MSNBC viewers were finally informed about the troubles surrounding Rep. Katie Hill, D-Calif., after claims of inappropriate relationships she had with staffers ignited a firestorm of controversy in the past week and led to her sudden resignation.
Before Hill's shocking announcement on Sunday, the unabashed liberal network dedicated zero coverage to the allegations that Hill, who is openly bisexual, was involved in a "throuple," or a three-person relationship, with a female campaign staffer and her estranged husband Kenny Heslep, who has since filed for divorce. She also was accused of having an affair with her legislative director Graham Kelly, which prompted an inquiry by the House Ethics Committee.
After the allegations first emerged in RedState earlier this month, Hill denied the affair with Kelly last Tuesday but admitted the following day that she had an intimate relationship with her campaign staffer, saying it took place in the final years of her "abusive marriage."

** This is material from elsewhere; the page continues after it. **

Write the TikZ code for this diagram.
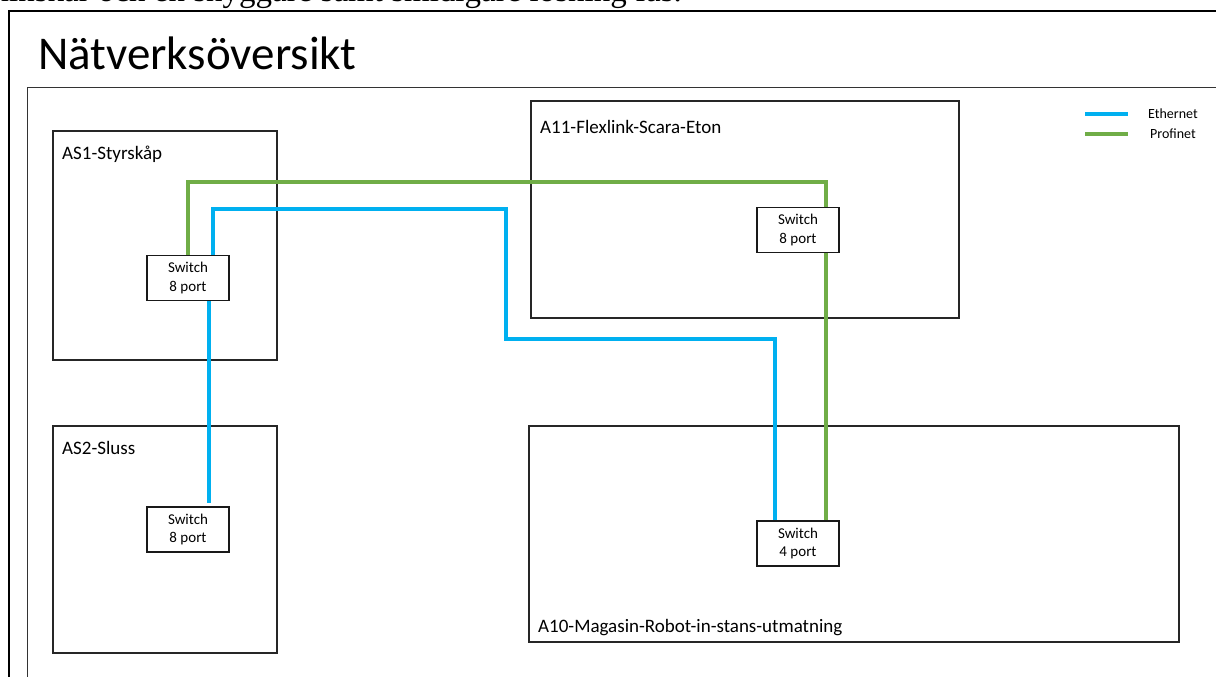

"I know that even a consensual relationship with a subordinate is inappropriate, but I still allowed it to happen despite my better judgment," Hill wrote in a letter to constituents. "For that I apologize. I wish nothing but the best for her and hope everyone respects her privacy in this difficult time."
Despite the growing scandals facing the congresswoman, whom many analysts called a rising star among the Democrats, Hill received no coverage during both MSNBC and CNN's primetime programming last week. And, while CNN addressed the news story during its daytime programming, MSNBC had a complete blackout of the controversy.
Even "Real Time" host Bill Maher dedicated more time to the Hill scandals this past Friday night, joking about them in his opening monologue and addressing them during his panel discussion.
It wasn't until Sunday evening that anyone on MSNBC even uttered the words "Katie Hill" when the California congresswoman announced her resignation.
Even though Hill had been described as a "favorite" of House Speaker Nancy Pelosi, D-Calif., the top Democrat said in a statement that Hill's "continued service as a member was untenable."
Neither MSNBC nor CNN responded for Fox News' requests for comment.